The Look of Silence and The Future of Reconciliation


The Look of Silence or in Indonesia called Senyap is second documentary film of Joshua Oppenheimer. The film became controversial because of various government agencies and also among people in general have different point of view. National Commission of Human Right encourages the public to watch, but Board of Film Censor did not passed the film as worth watching publicly. Police on various occasions showed his opposition to the film, but media reported that the army  watched together. In the community itself, the views of the film are also split. Students and academic members in general would like to watch, but there are certain Islamic organizations who come to dismantle and unfortunately, police did not prevent it.

For those who are not directly involved with the events of the 1965 tragedy, especially the young generation, watching The Look of Silence is an emotional experience, because it opens a page of national history that had been full of mystery. Just as represented by the main character, Adi Syukur, young people invited to trace how and where the executors slaughtered millions of victims that were called as the communists. On the other hand, young people are also invited to determine whether in fact such of family of the victims who have been described as “scary” communists. They are, in fact, same as ordinary people, even life much poorer than the families of the executors.

The interesting phenomenon is when Adi Syukur, the main character in Silent movie, meet the executors who massacred Ramli, his brother. Adi felt that his brother was not guilty enough of being killed, so he went to the executor and hope the executors became aware, repent and apologize if possible. On the other hand, the executor none regret, even less say sorry. Even up to the time the film was made, they feel that the act of killing thousands of members of Indonesian Communist Party is a right decision.

The question that arises then is why both parties can not build reconciliation as long as advocated by various NGO organizations? One reason is that political friction in the 1960s had been manipulated to be an ideologies conflict. The perpetrator (executor, organizations that support army and New Order) produces a discourse that members of the communist are atheist (do not believe in God), cruel and using bad ways to defeat his opponent. The discourse was grown to be a belief which no longer can be changed by facts, no matter how many are given. On a same position, the victims (Indonesian Communist Party and its supporting organizations) sees the perpetrator as cruel, inhumane and unlawful.

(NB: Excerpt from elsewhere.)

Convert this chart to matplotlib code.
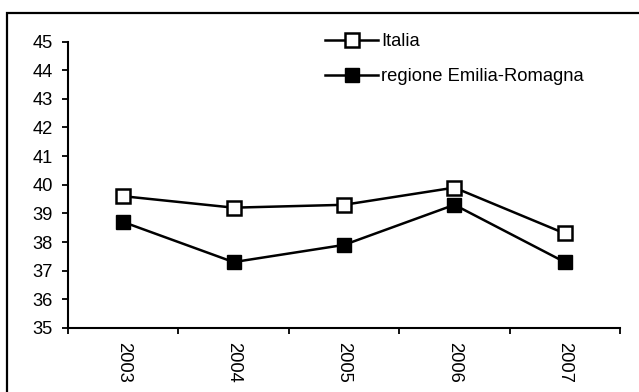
import matplotlib
matplotlib.use('Agg')
import matplotlib.pyplot as plt
from matplotlib.patches import Rectangle
import numpy as np

plt.rcParams['font.family'] = ['Liberation Sans', 'DejaVu Sans']

# dati
anni = ['2003', '2004', '2005', '2006', '2007']
italia = [39.6, 39.2, 39.3, 39.9, 38.3]
emilia = [38.7, 37.3, 37.9, 39.3, 37.3]
y_ticks = list(range(35, 46))

W, H, DPI = 639, 392, 100
fig = plt.figure(figsize=(W / DPI, H / DPI), dpi=DPI)
FS = 13.2

# area del grafico (in pixel)
left, right, top, bottom = 68, 620, 41.5, 328
ax = fig.add_axes([left / W, 1 - bottom / H, (right - left) / W, (bottom - top) / H])

x = np.arange(len(anni))
ax.plot(x, italia, color='black', linewidth=1.8, marker='s', markersize=10,
        markerfacecolor='white', markeredgecolor='black', markeredgewidth=1.8,
        label='Italia')
ax.plot(x, emilia, color='black', linewidth=1.8, marker='s', markersize=10,
        markerfacecolor='black', markeredgecolor='black', label='regione Emilia-Romagna')

ax.set_xlim(-0.5, len(anni) - 0.5)
ax.set_ylim(35, 45)
ax.set_yticks(y_ticks)

# tacche ai confini delle categorie, etichette al centro
ax.set_xticks(np.arange(-0.5, len(anni), 1.0))
ax.set_xticklabels([])
ax.set_xticks(x, minor=True)
ax.set_xticklabels(anni, minor=True, rotation=-90, va='top', ha='center')
ax.tick_params(axis='x', which='major', direction='out', length=4, width=1.3)
ax.tick_params(axis='x', which='minor', length=0, pad=10, labelsize=FS)
ax.tick_params(axis='y', direction='out', length=4, width=1.3, pad=7, labelsize=FS)

for s in ['top', 'right']:
    ax.spines[s].set_visible(False)
for s in ['left', 'bottom']:
    ax.spines[s].set_linewidth(1.5)

leg = fig.legend(loc='upper left', bbox_to_anchor=(325 / W, 1 - 33 / H),
                 frameon=False, fontsize=FS, handlelength=2.9,
                 handletextpad=0.15, labelspacing=1.0, borderpad=0,
                 borderaxespad=0)

# cornice esterna
fig.patches.append(Rectangle((7 / W, -0.1), 1.2, 1 - 13 / H + 0.1,
                             transform=fig.transFigure, fill=False,
                             edgecolor='black', linewidth=1.6))

fig.savefig('out.png', dpi=DPI)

If we look history little bit, Aidit (Chief of Indonesian Communist Party) provokes members of his Party to eliminate groups of people that called as “Seven Village’s Devils”. Can imagine how hard the political friction between the seven groups of people that are categorized as “village’s devils” and Communist Party and its mass organizations. “Called us as infidel just hurt, more over we are called as devil”.

Both sides discourses are reproduced until now, so as to close the possibility of reconciliation. An alternative solution is by restoring 1960s frictions as political frictions and not as ideological frictions. Historical research on the frictions are very important way to make new generation of Indonesian able to understand it more objectively. Research about Act No. 2 1960 on Production Sharing Agreements and Act No. 5 1960 on Agrarian Reform and its implementation in various regions is one of entrances gate that can be used to unravel the complexity of the frictions that happened in 1960s.